Utahceratops, Kosmoceratops, and other fossils

Two dinosaurs struck forth into the fresh light of public awareness on September 22, 2010, in the online journal PLoS One. Utahceratops and Kosmoceratops were both found in the Grand Staircase Escalante National Monument, a high desert terrain in Southern Utah. Like their closely related famous cousin, the Triceratops, both bear a large horn on their nose and both have sideways projecting eyehorns. Kosmoceratops can boast of having the most elaborately ornate head of all known dinosaurs, with fifteen horns strewn over the nose, eyes, cheeks, and frill. After interviewing three of the main investigators, Scott Sampson and Mark Loewen, both researchers at the Utah Museum of Natural History, and Andrew Farke, of the Raymond M. Alf Museum of Paleontology in California, I gained many insights into the actual process of discovering dinosaurs.

Before the digging begins, paleontologists work with geologists to find regions of exposed rock from the Mesozoic period, the age of dinosaurs. Rocks deposited on land tend to be more promising than those in the ocean, since dinosaurs were terrestrial creatures. Eventually, their suspicion falls on a particular chunk of sediment that may contain a dinosaur bone.

“Scientists use a variety of tools to remove the rock from above the fossil, including gas-powered rock saws and jack hammers,” explained Sampson. “They then use finer tools, like brushes and dental picks, to expose some of the bones before covering them in a protective jacket of plaster and burlap. The specimens are then carried back to a preparation lab where the rock is removed and the fossils are stabilized with glue.”

Once enough bones are dug up, experts compare their shapes to those of other dinosaurs, or even of modern animals, to help get an idea of what the dinosaur might have looked like and to fit the skeleton together.

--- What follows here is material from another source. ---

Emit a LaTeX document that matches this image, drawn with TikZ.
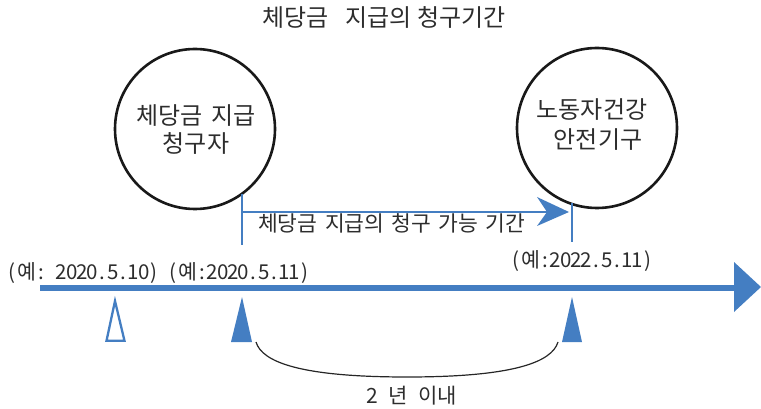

Paleontologists also compare the unique kinds of spikes, horns, crests, and other bony accoutrements of the new dinosaur with previously discovered dinosaurs to determine if it is an entirely new species.

Scientists try to figure out the specific ages of the dinosaurs using a technique similar to carbon dating. In carbon dating, the radioactive carbon breaks down and halves its mass after a set period of time, its half-life. But carbon only has a half-life of 200,000 years – not nearly long enough to reach back into the time of dinosaurs. Fossils can be dated with elements with much longer half-lives, like argon, potassium, and uranium.

New discoveries like these often lead to some of the rich rewards of science: new hypotheses. In Farke’s work, after looking at the patterns of injuries across the skulls of certain horned dinosaurs, he and his team posited that some of them “used their horns for fighting each other, members of their own species.”

In a different case, Sampson’s team had revealed a large carnivorous dinosaur in Madagascar, which happened to be closely related to a species in Argentina. Thus it was proposed that there were once connections linking Africa and South America, via Antarctica; dinosaurs could have walked through this corridor to the other side, as there was no ice on Antarctica during their era.

Veering back to our own era, dinosaurs are now unearthed more quickly than many of us may think. Across the globe, dozens are discovered every year. Utah itself yields one or two a year, owing in particular to the new, largely unexplored region of the Grand Staircase Escalante National Monument.